Starting with the first line of the listing, quote each line exactly until and including the one with "plt.rcParams['font.family'] = ['Liberation", leaving pictures out.

Collected data:
● ● ● ●
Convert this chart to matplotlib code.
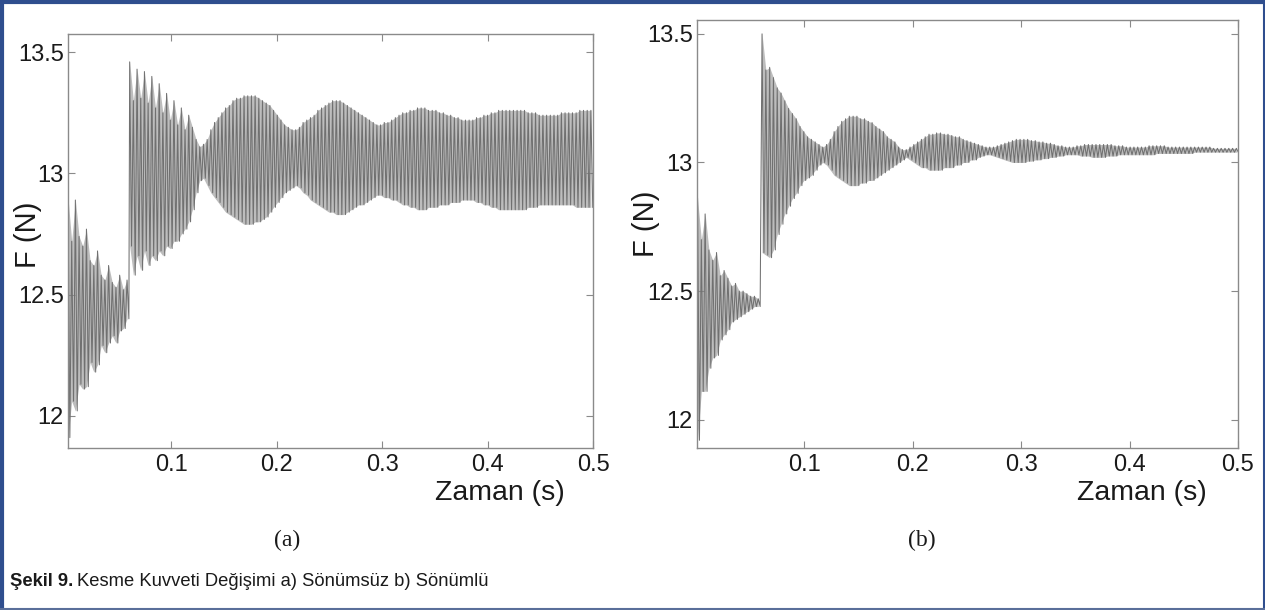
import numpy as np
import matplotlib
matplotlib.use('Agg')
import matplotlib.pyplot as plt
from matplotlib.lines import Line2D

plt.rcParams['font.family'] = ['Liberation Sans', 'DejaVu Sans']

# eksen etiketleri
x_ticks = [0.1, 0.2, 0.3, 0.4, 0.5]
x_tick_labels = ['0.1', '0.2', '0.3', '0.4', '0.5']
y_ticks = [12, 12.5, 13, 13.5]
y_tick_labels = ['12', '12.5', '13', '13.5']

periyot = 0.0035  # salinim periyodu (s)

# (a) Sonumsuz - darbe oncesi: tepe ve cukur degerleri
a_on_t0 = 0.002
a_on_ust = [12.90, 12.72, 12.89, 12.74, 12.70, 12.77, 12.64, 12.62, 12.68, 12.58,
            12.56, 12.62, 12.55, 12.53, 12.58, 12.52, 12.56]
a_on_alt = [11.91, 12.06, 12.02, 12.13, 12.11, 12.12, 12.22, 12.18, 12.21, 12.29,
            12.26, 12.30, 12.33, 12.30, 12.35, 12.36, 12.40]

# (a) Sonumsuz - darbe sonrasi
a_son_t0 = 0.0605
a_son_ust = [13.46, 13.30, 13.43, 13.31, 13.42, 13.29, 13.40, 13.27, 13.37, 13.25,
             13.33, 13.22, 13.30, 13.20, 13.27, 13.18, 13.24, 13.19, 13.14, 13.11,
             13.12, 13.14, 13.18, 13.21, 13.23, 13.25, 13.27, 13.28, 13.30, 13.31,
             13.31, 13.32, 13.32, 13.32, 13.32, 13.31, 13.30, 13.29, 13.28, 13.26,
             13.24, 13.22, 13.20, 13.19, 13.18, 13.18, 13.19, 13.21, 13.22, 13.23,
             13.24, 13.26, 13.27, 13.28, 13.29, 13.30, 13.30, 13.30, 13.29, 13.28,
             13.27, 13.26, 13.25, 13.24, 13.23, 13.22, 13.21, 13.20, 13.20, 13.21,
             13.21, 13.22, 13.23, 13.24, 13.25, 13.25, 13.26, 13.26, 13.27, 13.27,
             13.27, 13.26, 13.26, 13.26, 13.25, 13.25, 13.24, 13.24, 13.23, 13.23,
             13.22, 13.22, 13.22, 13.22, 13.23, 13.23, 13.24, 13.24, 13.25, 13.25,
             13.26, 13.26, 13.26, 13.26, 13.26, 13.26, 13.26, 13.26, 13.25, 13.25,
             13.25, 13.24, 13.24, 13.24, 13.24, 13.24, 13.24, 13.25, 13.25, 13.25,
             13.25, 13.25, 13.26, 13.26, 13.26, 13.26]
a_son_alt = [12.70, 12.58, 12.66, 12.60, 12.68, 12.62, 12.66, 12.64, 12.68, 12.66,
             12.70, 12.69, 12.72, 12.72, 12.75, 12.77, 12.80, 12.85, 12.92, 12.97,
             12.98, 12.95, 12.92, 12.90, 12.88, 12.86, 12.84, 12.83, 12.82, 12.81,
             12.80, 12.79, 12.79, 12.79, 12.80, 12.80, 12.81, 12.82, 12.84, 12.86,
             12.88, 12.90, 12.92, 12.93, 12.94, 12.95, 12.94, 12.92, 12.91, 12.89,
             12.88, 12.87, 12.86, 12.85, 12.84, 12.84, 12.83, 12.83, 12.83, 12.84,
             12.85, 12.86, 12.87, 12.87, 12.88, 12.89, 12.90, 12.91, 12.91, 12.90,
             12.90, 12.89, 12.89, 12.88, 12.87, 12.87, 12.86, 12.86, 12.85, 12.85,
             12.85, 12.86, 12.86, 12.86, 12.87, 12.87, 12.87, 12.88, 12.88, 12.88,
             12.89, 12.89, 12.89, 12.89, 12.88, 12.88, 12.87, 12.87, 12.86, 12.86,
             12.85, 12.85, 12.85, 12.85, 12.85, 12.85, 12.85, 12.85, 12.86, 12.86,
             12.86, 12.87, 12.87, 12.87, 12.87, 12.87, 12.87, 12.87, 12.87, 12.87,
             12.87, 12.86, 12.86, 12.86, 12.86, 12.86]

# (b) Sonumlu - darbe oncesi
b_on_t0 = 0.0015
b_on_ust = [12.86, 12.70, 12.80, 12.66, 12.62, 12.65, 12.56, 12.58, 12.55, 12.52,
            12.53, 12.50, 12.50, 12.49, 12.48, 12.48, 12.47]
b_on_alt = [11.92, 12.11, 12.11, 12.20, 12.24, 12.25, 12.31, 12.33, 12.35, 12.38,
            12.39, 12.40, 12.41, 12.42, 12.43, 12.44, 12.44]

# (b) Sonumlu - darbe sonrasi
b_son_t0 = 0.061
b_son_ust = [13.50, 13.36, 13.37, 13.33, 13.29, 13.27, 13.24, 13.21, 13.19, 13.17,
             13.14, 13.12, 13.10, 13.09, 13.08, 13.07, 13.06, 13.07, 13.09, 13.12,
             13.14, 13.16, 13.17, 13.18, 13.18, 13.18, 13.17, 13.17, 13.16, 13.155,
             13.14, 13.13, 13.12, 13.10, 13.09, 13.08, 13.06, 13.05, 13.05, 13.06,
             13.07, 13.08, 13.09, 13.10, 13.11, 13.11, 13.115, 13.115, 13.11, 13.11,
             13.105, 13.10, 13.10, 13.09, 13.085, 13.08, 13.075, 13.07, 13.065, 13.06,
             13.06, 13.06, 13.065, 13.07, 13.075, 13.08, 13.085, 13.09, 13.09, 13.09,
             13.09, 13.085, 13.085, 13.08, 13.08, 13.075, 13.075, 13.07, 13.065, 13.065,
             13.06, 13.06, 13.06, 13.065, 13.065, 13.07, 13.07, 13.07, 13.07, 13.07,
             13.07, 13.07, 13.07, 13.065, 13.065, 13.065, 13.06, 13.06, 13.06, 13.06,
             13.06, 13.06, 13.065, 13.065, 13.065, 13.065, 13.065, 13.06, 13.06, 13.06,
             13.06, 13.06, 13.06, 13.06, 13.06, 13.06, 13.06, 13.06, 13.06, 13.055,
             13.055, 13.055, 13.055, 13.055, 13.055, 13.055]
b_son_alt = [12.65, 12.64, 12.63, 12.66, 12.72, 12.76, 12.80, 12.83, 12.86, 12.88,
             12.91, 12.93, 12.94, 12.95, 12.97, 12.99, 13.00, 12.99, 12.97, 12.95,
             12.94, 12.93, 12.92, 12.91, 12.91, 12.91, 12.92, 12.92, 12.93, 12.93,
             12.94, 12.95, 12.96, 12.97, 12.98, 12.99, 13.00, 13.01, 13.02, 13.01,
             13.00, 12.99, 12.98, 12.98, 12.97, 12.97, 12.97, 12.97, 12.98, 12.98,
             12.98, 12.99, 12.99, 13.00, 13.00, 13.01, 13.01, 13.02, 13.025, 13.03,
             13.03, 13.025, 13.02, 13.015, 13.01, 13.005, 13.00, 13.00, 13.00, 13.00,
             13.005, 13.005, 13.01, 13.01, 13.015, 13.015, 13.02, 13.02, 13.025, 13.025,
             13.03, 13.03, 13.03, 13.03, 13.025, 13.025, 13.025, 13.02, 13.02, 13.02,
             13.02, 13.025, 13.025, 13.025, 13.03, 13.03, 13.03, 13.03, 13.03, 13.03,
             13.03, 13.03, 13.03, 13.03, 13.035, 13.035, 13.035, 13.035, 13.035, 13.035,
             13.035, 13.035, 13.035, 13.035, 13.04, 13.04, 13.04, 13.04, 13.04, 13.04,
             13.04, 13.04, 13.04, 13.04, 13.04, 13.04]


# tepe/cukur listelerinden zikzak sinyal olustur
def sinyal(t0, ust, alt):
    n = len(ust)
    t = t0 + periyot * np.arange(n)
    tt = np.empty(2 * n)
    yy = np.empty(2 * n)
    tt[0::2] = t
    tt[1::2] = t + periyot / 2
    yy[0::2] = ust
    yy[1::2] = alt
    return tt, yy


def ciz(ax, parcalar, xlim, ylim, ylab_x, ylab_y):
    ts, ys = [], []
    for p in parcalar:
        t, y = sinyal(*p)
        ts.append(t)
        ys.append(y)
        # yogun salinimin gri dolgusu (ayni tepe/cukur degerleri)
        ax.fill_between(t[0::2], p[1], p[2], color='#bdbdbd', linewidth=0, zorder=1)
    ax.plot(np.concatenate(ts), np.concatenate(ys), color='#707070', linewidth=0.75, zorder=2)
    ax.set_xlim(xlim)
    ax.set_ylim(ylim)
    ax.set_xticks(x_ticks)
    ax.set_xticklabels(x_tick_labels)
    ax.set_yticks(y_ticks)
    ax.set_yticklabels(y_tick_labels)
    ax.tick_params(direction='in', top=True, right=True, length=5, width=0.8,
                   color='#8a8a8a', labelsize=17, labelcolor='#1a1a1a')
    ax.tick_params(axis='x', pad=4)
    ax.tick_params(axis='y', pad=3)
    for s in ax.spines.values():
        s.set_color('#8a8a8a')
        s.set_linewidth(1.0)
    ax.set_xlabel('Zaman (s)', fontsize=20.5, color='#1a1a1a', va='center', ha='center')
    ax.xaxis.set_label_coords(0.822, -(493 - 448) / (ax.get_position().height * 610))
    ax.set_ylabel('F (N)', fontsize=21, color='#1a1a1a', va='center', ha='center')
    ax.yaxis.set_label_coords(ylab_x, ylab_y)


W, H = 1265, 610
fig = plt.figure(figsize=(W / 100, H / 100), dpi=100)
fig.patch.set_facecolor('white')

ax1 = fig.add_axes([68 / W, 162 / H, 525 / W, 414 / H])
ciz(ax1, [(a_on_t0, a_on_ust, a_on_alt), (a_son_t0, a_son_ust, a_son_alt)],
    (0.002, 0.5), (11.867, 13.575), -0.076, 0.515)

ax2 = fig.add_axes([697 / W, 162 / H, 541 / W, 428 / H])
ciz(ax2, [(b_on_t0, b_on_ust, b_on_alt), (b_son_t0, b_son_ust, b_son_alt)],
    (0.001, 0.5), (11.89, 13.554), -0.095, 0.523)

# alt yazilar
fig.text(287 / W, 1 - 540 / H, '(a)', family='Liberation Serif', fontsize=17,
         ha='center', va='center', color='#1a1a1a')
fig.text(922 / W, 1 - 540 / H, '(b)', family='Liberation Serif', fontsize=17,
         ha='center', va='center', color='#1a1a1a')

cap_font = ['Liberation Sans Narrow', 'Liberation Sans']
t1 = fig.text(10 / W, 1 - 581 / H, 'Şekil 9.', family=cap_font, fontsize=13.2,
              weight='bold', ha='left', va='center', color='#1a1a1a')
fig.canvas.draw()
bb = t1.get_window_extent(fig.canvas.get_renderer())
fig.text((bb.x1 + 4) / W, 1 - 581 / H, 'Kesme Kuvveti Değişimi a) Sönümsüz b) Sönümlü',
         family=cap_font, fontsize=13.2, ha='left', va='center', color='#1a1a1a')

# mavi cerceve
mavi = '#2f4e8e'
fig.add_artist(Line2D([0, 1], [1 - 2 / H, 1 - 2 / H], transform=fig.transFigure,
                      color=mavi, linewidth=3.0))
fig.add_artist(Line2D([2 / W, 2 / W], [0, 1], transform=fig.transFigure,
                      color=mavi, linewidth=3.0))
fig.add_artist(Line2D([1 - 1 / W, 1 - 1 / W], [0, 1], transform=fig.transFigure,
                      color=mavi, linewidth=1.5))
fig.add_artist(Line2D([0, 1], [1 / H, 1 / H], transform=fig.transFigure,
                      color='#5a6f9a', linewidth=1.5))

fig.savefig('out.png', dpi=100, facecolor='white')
● ● ● ●
Expected answer:
Convert this chart to matplotlib code.
import numpy as np
import matplotlib
matplotlib.use('Agg')
import matplotlib.pyplot as plt
from matplotlib.lines import Line2D

plt.rcParams['font.family'] = ['Liberation Sans', 'DejaVu Sans']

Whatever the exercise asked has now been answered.